> Given data
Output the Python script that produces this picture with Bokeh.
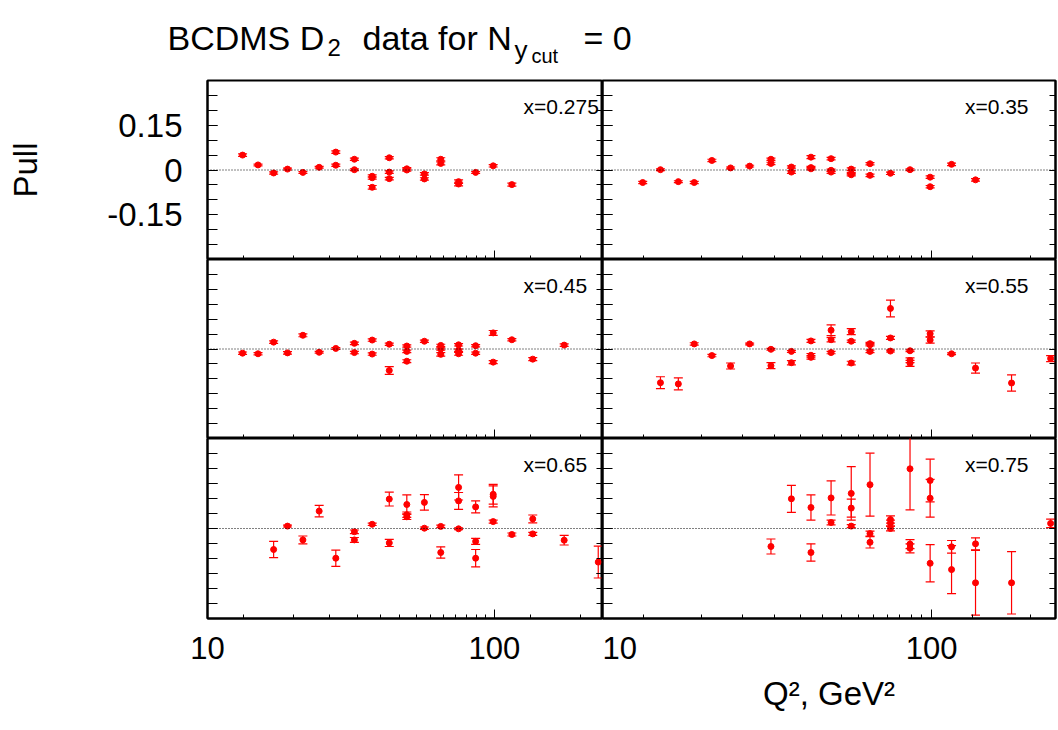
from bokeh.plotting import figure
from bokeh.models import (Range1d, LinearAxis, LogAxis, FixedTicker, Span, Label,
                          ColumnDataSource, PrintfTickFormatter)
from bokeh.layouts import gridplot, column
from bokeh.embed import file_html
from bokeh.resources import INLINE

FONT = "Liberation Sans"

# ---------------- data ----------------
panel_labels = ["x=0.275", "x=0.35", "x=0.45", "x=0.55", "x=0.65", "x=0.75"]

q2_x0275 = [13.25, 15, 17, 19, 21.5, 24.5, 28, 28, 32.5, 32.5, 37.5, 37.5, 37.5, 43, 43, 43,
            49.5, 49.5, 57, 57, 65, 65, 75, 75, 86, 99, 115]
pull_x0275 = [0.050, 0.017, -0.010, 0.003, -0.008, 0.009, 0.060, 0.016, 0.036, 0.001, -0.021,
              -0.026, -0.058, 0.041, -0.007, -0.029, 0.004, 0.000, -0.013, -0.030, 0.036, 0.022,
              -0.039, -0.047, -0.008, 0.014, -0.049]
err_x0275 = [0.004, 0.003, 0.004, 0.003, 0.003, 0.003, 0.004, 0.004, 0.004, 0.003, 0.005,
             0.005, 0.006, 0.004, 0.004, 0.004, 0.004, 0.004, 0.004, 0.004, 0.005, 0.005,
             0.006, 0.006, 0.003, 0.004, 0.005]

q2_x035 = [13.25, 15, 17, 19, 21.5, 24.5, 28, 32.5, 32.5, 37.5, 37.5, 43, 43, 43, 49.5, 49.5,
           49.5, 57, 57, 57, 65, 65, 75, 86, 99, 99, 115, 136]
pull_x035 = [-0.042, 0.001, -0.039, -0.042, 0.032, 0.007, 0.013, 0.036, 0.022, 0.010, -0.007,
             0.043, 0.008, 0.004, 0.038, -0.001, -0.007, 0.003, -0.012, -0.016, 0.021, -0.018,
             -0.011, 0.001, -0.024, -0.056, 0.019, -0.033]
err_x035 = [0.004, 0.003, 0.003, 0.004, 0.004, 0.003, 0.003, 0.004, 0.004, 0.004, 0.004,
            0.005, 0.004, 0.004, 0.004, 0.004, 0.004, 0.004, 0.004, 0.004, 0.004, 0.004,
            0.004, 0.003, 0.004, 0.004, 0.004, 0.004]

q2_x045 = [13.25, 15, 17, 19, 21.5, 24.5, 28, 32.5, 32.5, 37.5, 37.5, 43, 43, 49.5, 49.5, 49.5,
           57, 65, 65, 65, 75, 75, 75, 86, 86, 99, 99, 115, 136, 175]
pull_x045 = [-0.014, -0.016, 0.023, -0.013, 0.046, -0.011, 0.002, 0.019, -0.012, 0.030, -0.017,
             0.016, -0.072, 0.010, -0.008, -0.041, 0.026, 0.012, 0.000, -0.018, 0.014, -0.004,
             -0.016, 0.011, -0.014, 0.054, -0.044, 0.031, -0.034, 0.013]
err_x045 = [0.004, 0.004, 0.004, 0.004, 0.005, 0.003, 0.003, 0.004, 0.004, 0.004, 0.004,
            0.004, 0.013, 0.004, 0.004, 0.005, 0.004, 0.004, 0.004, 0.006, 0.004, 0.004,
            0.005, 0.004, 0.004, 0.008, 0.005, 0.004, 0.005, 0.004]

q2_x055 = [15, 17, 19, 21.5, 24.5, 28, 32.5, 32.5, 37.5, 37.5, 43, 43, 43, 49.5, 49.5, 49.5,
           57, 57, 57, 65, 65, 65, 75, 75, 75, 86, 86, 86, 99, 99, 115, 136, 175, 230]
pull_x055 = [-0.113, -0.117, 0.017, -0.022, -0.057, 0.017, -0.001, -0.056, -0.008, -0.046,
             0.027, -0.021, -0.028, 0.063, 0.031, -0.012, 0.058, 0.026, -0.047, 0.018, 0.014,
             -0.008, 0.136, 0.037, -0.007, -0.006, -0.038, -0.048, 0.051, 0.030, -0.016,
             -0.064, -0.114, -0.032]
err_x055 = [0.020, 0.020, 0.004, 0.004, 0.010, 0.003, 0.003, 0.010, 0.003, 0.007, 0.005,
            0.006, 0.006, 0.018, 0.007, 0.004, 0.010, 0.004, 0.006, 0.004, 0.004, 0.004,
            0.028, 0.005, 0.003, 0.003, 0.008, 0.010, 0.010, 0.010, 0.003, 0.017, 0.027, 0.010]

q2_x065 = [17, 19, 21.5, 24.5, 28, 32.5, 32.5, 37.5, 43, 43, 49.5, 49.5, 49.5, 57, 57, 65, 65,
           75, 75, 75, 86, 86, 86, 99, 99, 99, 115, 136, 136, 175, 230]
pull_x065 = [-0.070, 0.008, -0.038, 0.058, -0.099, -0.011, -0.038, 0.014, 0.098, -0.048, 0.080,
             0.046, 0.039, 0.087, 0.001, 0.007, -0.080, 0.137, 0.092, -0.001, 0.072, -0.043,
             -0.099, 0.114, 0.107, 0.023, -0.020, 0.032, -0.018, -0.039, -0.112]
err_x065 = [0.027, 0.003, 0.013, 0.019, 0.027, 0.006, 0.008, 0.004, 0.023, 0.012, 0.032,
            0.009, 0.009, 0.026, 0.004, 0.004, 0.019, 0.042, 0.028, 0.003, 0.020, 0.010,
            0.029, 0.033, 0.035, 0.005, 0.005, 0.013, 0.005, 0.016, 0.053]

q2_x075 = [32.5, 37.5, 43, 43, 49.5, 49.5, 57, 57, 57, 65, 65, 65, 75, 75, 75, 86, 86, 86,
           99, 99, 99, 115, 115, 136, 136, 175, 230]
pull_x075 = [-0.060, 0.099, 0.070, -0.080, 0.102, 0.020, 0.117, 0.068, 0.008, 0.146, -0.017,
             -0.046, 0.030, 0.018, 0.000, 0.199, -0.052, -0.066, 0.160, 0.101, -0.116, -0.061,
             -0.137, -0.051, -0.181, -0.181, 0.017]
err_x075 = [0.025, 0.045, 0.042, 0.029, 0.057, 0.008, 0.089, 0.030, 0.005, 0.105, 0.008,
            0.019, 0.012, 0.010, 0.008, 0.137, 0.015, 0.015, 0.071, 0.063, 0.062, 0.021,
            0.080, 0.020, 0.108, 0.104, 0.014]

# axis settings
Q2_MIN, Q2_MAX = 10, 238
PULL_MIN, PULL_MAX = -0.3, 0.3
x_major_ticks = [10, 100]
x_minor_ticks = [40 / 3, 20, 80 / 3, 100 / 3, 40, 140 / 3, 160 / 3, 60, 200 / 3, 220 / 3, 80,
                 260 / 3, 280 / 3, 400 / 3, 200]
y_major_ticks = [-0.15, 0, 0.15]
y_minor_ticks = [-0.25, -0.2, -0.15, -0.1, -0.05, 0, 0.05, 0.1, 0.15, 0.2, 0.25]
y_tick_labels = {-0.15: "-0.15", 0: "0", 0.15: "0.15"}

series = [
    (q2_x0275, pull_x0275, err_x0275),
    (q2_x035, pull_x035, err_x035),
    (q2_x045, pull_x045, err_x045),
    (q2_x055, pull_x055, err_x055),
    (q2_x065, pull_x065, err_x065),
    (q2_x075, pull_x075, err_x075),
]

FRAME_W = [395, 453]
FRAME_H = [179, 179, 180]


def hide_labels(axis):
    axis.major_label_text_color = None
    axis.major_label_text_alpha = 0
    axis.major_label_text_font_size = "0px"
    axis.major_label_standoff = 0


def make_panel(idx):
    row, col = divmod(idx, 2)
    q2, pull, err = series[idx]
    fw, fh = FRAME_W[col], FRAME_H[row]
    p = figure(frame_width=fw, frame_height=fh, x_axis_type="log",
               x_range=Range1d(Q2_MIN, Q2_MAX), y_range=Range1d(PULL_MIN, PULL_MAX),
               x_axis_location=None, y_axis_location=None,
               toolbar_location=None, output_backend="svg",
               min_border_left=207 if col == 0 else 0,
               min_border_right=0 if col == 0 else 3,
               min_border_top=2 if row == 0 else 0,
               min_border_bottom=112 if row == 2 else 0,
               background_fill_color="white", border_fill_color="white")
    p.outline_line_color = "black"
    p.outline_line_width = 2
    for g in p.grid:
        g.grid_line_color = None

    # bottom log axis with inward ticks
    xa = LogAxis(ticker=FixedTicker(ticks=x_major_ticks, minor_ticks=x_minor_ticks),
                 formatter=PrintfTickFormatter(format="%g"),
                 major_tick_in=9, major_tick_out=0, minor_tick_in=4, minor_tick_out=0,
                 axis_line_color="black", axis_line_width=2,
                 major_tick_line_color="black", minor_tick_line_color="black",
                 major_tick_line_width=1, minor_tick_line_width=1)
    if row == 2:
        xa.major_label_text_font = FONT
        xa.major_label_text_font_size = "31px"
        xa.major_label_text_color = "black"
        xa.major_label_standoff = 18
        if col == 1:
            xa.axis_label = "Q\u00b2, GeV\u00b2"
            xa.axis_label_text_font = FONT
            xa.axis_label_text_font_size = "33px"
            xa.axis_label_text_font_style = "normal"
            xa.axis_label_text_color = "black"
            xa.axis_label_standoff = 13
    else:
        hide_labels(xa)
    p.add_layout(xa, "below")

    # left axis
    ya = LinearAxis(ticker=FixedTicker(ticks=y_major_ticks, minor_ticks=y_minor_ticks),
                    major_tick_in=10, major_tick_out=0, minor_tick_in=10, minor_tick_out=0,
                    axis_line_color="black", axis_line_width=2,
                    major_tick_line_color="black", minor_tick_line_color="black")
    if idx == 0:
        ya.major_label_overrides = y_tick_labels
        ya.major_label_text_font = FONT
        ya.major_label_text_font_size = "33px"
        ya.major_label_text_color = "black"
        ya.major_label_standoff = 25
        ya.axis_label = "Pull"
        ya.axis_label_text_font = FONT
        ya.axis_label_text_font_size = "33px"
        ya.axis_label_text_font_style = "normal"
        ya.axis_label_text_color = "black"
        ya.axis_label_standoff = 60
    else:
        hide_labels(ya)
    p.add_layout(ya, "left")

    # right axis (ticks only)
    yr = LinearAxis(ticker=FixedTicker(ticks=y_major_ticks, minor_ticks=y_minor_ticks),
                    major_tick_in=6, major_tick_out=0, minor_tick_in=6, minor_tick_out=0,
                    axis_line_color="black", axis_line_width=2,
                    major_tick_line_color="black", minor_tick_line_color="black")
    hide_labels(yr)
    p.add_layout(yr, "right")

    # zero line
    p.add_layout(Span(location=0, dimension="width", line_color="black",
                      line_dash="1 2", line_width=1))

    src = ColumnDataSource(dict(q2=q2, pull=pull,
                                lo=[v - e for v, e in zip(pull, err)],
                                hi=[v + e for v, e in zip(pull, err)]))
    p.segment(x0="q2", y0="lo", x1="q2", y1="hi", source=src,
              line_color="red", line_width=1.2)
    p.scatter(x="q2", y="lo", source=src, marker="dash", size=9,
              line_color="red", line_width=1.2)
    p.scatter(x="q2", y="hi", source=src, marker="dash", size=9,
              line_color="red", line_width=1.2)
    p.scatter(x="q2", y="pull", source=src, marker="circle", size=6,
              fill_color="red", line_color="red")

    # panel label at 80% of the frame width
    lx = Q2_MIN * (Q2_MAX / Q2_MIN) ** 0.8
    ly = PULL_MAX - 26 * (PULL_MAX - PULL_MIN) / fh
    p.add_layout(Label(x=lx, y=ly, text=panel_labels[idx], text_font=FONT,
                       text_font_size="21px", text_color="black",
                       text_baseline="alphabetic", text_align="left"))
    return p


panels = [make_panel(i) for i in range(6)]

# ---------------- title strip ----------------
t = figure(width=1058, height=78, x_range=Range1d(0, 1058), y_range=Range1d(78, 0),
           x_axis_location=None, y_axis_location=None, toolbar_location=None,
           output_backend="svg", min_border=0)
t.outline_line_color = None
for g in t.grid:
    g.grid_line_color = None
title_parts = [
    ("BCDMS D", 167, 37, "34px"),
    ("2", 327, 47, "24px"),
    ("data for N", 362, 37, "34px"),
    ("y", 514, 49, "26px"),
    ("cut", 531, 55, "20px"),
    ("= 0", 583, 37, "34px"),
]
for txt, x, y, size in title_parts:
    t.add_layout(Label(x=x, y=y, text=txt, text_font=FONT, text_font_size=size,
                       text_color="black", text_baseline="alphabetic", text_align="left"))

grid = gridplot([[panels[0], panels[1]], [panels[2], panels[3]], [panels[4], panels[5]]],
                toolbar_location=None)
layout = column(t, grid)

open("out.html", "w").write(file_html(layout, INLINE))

> What you will do
From the first line above down to the line with "0.006, 0.006, 0.003, 0.004, 0.005]", reproduce every line and no others, omitting pictures.

> Solution for this task
Output the Python script that produces this picture with Bokeh.
from bokeh.plotting import figure
from bokeh.models import (Range1d, LinearAxis, LogAxis, FixedTicker, Span, Label,
                          ColumnDataSource, PrintfTickFormatter)
from bokeh.layouts import gridplot, column
from bokeh.embed import file_html
from bokeh.resources import INLINE

FONT = "Liberation Sans"

# ---------------- data ----------------
panel_labels = ["x=0.275", "x=0.35", "x=0.45", "x=0.55", "x=0.65", "x=0.75"]

q2_x0275 = [13.25, 15, 17, 19, 21.5, 24.5, 28, 28, 32.5, 32.5, 37.5, 37.5, 37.5, 43, 43, 43,
            49.5, 49.5, 57, 57, 65, 65, 75, 75, 86, 99, 115]
pull_x0275 = [0.050, 0.017, -0.010, 0.003, -0.008, 0.009, 0.060, 0.016, 0.036, 0.001, -0.021,
              -0.026, -0.058, 0.041, -0.007, -0.029, 0.004, 0.000, -0.013, -0.030, 0.036, 0.022,
              -0.039, -0.047, -0.008, 0.014, -0.049]
err_x0275 = [0.004, 0.003, 0.004, 0.003, 0.003, 0.003, 0.004, 0.004, 0.004, 0.003, 0.005,
             0.005, 0.006, 0.004, 0.004, 0.004, 0.004, 0.004, 0.004, 0.004, 0.005, 0.005,
             0.006, 0.006, 0.003, 0.004, 0.005]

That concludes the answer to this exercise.